The directional nature of distributed acoustic sensing (DAS) measurements can limit their usefulness for moment tensor estimation, which is traditionally inverted using multicomponent sensors. However, we find that moment tensor inversion using DAS data acquired in a dual-well microseismic monitoring scenario can yield reliable estimations of all moment tensor components. Our approach adapts a linear waveform inversion method, incorporating 3D anisotropic viscoelastic Green’s functions, for use with DAS data. We estimate the moment tensors of 20 microseismic events recorded at the Hydraulic Fracturing Test Site II after relocation and velocity model updates.

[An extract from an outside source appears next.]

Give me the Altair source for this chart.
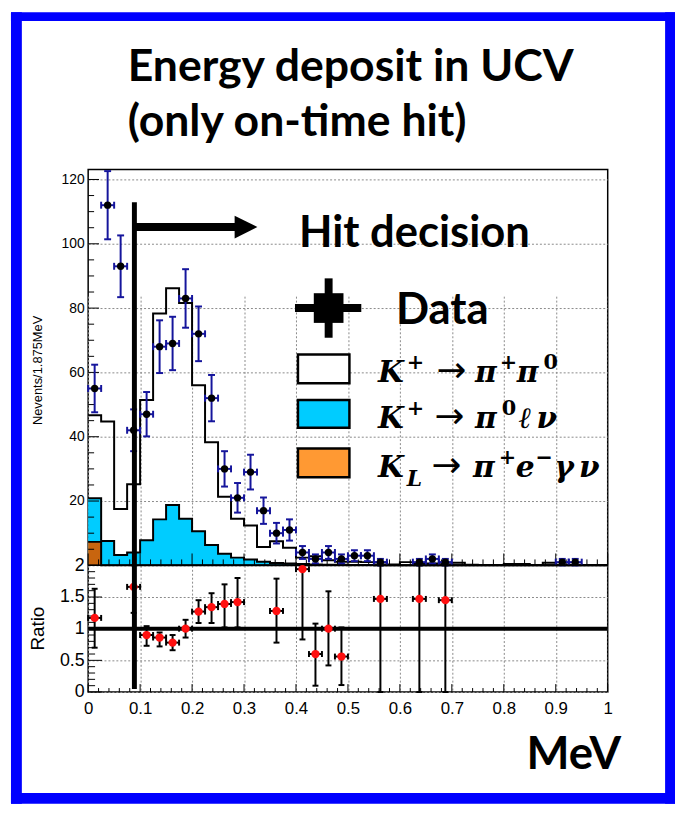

We observe a very good match between the field data and the synthetic data generated using the inverted moment tensors. Accurate event locations and reasonable velocity models are important for successful moment tensor inversion. The resolution analysis of each moment tensor component, taking into account the influence of the array and the noise-dependent uncertainty, shows that the unidirectional recording of DAS is not a limiting factor for this acquisition geometry. Noise unevenly influences the uncertainty of the different moment tensor components, but most of them remain resolvable for most events, even with low signal-to-noise ratio. We show that the horizontal parts of the array contribute mostly to M_xx, M_yy, and M_xy, whereas the vertical parts are important for M_zz, M_yz, and M_xz. The inversion and resolution analysis methodology is scale independent and can be used to study the moment tensor resolution of alternative acquisition geometries in microseismic monitoring configurations or seismological studies.